Intelligence analysts working to identify national security threats in warzones or airports or elsewhere often flip through multiple images to create a video-like effect. They also may toggle between images at lightning speed, pan across images, zoom in and out or view videos or other moving records. These dynamic images demand software and hardware tools that will help intelligence analysts analyze the images more effectively and efficiently extract useful information from vast amounts of quickly changing data. Sandia Lab and EyeTracking, Inc. will research and develop tools to improve how intelligence analysts gather visual information.

Intelligence analysts working to identify national security threats in warzones or airports or elsewhere often flip through multiple images to create a video-like effect. They also may toggle between images at lightning speed, pan across images, zoom in and out or view videos or other moving records.

These dynamic images demand software and hardware tools that will help intelligence analysts analyze the images more effectively and efficiently extract useful information from vast amounts of quickly changing data, said Laura McNamara, an applied anthropologist at Sandia National Laboratories who has studied how certain analysts perform their jobs.

“Our core problem is designing computational information systems that make people better at getting meaningful information from those data sets, which are large and diverse and coming in quickly in high-stress environments,” McNamara said.

Sandia Lab reports that a first step toward technological solutions for government agencies and industry grappling with this problem is a Cooperative Research and Development Agreement that Sandia has signed with EyeTracking Inc., a San Diego small business that specializes in eye tracking data collection and analysis.

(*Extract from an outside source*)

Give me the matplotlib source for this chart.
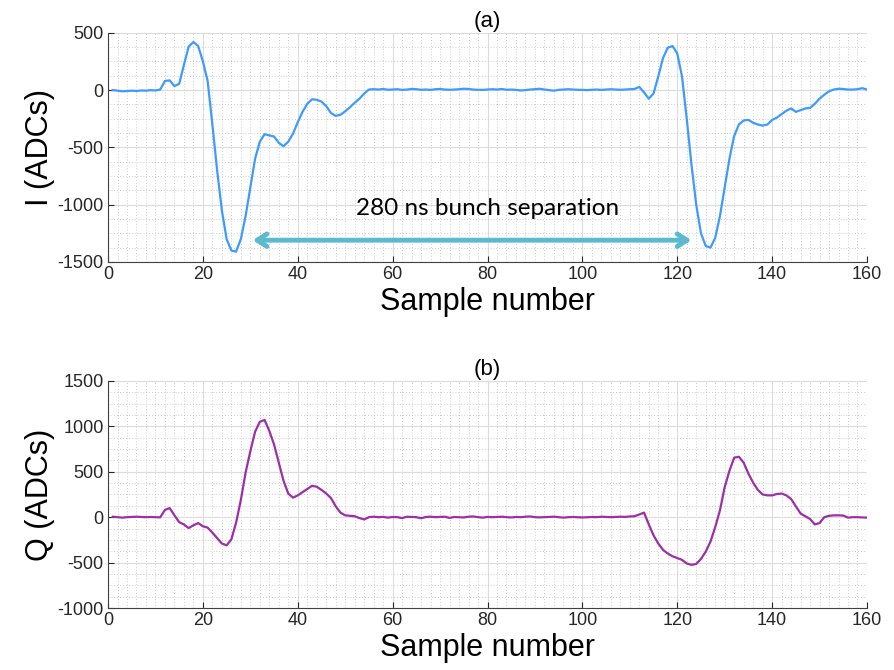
import numpy as np
import matplotlib
matplotlib.use("Agg")
import matplotlib.pyplot as plt
from matplotlib.ticker import MultipleLocator

# I channel, samples 1..160
i_adc = [
    0, -5, -10, -8, -5, -8, -3, -5, 0, -3,
    5, 80, 85, 35, 55, 220, 380, 420, 385, 250,
    80, -300, -700, -1050, -1300, -1400, -1410, -1300, -1100, -850,
    -600, -450, -385, -395, -405, -460, -490, -450, -380, -280,
    -190, -120, -80, -85, -100, -140, -200, -225, -215, -185,
    -150, -110, -75, -30, 5, 8, 5, 10, 3, 5,
    8, 2, 5, 10, 8, 3, 5, 2, 8, 10,
    5, 3, 5, 8, 12, 10, 5, 3, 2, 5,
    8, 5, 10, 3, 5, 2, -3, 0, 5, 8,
    12, 5, 0, -5, 2, 5, 8, 5, 3, 2,
    0, 3, 5, 2, 5, 8, 5, 3, 5, 8,
    10, 28, -20, -75, -30, 120, 280, 370, 385, 320,
    120, -250, -650, -1000, -1250, -1360, -1375, -1290, -1100, -850,
    -600, -400, -300, -265, -260, -285, -300, -310, -300, -260,
    -240, -210, -180, -160, -190, -175, -160, -155, -120, -75,
    -40, -10, 5, 12, 10, 5, 5, 8, 17, 5,
]

# Q channel, samples 1..160
q_adc = [
    5, 0, -5, 0, 2, 5, 3, 0, 2, 0,
    -2, 80, 100, 20, -55, -80, -120, -90, -65, -100,
    -115, -170, -230, -290, -310, -245, -60, 190, 490, 725,
    940, 1050, 1070, 950, 800, 600, 400, 260, 215, 240,
    275, 310, 345, 335, 300, 260, 210, 120, 50, 20,
    15, 10, -10, -25, 0, 5, 0, 3, -5, 2,
    0, -10, 5, 3, 0, -12, 2, 5, 0, 3,
    5, -8, 2, 0, -3, 5, 8, 0, -5, 3,
    0, 2, 5, 0, -3, 2, 0, 5, 8, 0,
    -2, 0, 3, 5, 0, -5, 0, 2, 0, -3,
    0, 2, 0, 5, 3, 0, 2, 5, 3, 8,
    10, 30, 50, -80, -200, -290, -360, -400, -430, -450,
    -470, -510, -525, -515, -460, -380, -270, -110, 75, 330,
    510, 655, 665, 600, 480, 380, 300, 250, 240, 240,
    255, 260, 240, 200, 120, 40, 10, -20, -80, -65,
    0, 15, 20, 20, 18, -5, 0, 0, -3, -5,
]

x_ticks = [0, 20, 40, 60, 80, 100, 120, 140, 160]
i_ticks = [-1500, -1000, -500, 0, 500]
q_ticks = [-1000, -500, 0, 500, 1000, 1500]

# arrow between the two bunches
arrow_start = 30.5
arrow_end = 123
arrow_level = -1310
label_text = "280 ns bunch separation"

plt.rcParams['font.family'] = ['Liberation Sans', 'DejaVu Sans']
plt.rcParams['axes.unicode_minus'] = False

fig = plt.figure(figsize=(8.95, 6.7), dpi=100)
ax1 = fig.add_axes([0.1207, 0.609, 0.848, 0.342])
ax2 = fig.add_axes([0.1207, 0.0925, 0.848, 0.339])

samples = np.arange(1, len(i_adc) + 1)


def style_axes(ax, yticks, ylabel, title):
    ax.set_xlim(0, 160)
    ax.set_ylim(yticks[0], yticks[-1])
    ax.set_xticks(x_ticks)
    ax.set_yticks(yticks)
    ax.xaxis.set_minor_locator(MultipleLocator(2))
    ax.yaxis.set_minor_locator(MultipleLocator(125))
    ax.grid(which='major', color='#dcdcdc', linewidth=0.8)
    ax.grid(which='minor', color='#bdbdbd', linestyle=(0, (1, 2.5)), linewidth=0.6)
    ax.set_axisbelow(True)
    for side in ('top', 'right'):
        ax.spines[side].set_visible(False)
    for side in ('left', 'bottom'):
        ax.spines[side].set_color('#404040')
        ax.spines[side].set_linewidth(0.8)
    ax.tick_params(which='major', direction='in', length=4, labelsize=13,
                   colors='#262626', width=0.8, top=False, right=False, pad=3)
    ax.tick_params(which='minor', length=0)
    ax.set_xlabel("Sample number", fontsize=22, labelpad=3)
    ax.set_ylabel(ylabel, fontsize=22, labelpad=2)
    ax.set_title(title, fontsize=16, pad=4)


ax1.plot(samples, i_adc, color='#3d9bff', linewidth=1.6)
style_axes(ax1, i_ticks, "I (ADCs)", "(a)")
ax1.annotate("", xy=(arrow_end, arrow_level), xytext=(arrow_start, arrow_level),
             arrowprops=dict(arrowstyle='<->, head_length=0.7, head_width=0.45',
                             color='#5bbad0', lw=3.5, shrinkA=0, shrinkB=0))
ax1.text(80, arrow_level + 185, label_text, family=['Lato', 'DejaVu Sans'],
         fontsize=17.5, ha='center', va='bottom', color='black')

ax2.plot(samples, q_adc, color='#9c2fa8', linewidth=1.6)
style_axes(ax2, q_ticks, "Q (ADCs)", "(b)")

fig.savefig("out.png", dpi=100, facecolor='white')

“Both Sandia and EyeTracking are being helped by a direct link between each other,” said EyeTracking president James Weatherhead. “The hope is for both sides to come out with these tools and feed solutions back to different government agencies.”

Eye tracking monitors gazes, measures workload
In general, eye tracking measures the eyes’ activity by monitoring a viewer’s gaze on a computer screen, noting where viewers look and what they ignore and timing when they blink. Current tools work well analyzing static images, like the children’s picture book “Where’s Waldo,” and for video images where researchers anticipate content of interest, for example the placement of a product in a movie.

Sandia researcher Laura Matzen says such eye tracking data has been used in laboratory environments to study how people reason and differences between the ways experts and novices use information, but now Sandia needs to study real-world, or dynamic, environments.